The Mayor sees land as a valuable asset which has the ability to transform neighborhoods. Luke created the Green Up Program to encourage residents to take vacant, trash-strewn lots and turn them into urban gardens and green spaces. More than 60 neighborhood lots are stabilizing and improving communities with the help of the Mayor’s “Green Team.”

Luke Ravenstahl

Luke is taking care of neighborhoods business districts and listening to residents. The Mayor believes that catching up on past-neglect requires that all City resources are mobilized efficiently. He built upon the success of his neighborhood “sweeps,” which deploy all City clean up and safety crews in an area so that they can resolve maintenance issues fast, and created his Taking Care of Business Districts Program.

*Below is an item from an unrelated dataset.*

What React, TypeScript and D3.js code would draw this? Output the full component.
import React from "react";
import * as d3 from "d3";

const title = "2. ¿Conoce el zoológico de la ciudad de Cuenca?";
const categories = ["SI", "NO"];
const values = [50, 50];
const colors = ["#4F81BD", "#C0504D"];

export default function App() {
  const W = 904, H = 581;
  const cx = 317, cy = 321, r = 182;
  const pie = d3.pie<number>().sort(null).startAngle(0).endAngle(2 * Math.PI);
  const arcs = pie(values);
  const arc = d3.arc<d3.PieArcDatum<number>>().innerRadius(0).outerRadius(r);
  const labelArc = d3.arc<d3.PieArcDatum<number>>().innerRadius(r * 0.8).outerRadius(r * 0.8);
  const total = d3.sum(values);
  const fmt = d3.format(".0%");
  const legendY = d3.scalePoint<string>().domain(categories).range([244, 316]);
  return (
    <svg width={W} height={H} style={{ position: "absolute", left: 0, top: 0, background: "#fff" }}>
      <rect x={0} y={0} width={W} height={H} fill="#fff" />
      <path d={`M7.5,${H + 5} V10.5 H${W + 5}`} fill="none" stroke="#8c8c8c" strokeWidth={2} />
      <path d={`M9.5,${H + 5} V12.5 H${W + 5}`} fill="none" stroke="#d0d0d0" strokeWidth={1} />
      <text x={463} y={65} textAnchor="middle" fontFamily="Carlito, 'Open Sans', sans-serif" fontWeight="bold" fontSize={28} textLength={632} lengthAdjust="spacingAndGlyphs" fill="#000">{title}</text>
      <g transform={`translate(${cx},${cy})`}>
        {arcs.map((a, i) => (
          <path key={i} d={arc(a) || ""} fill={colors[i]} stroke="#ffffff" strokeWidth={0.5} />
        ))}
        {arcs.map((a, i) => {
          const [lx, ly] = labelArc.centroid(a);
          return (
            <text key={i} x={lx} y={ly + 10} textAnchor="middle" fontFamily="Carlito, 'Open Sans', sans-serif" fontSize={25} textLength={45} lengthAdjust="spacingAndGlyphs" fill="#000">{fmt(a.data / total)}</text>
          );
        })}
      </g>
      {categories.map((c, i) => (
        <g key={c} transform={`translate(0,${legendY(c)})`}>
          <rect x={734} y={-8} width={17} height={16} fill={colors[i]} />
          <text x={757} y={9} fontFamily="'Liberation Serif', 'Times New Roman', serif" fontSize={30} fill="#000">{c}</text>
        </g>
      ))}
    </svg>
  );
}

Now, City crews are responding to the clean-up and safety needs of the business districts in one fell-swoop, rather than the piece-meal approach of the past. The districts are receiving new items like garbage and recycling cans, street trees and bike racks, to make their shopping centers more desirable for investment.

Luke understands that citizens who know their streets best need to be able to communicate easily with government to solve problems fast. He created 311 because Pittsburgher’s deserve easy access to their government. Since its inception, Pittsburghers have called 311 more than 100,000 times and the calls are increasing by the day. Luke is committed to tracking each and every call to make sure that residents’ needs are being met. The 311 line has contributed to the success of the Mayor’s Redd Up efforts and improved customer service. In 2007-2008 there were more than 2,200 completed requests for graffiti removal, boarding-up vacant lots, and clearing City-owned property.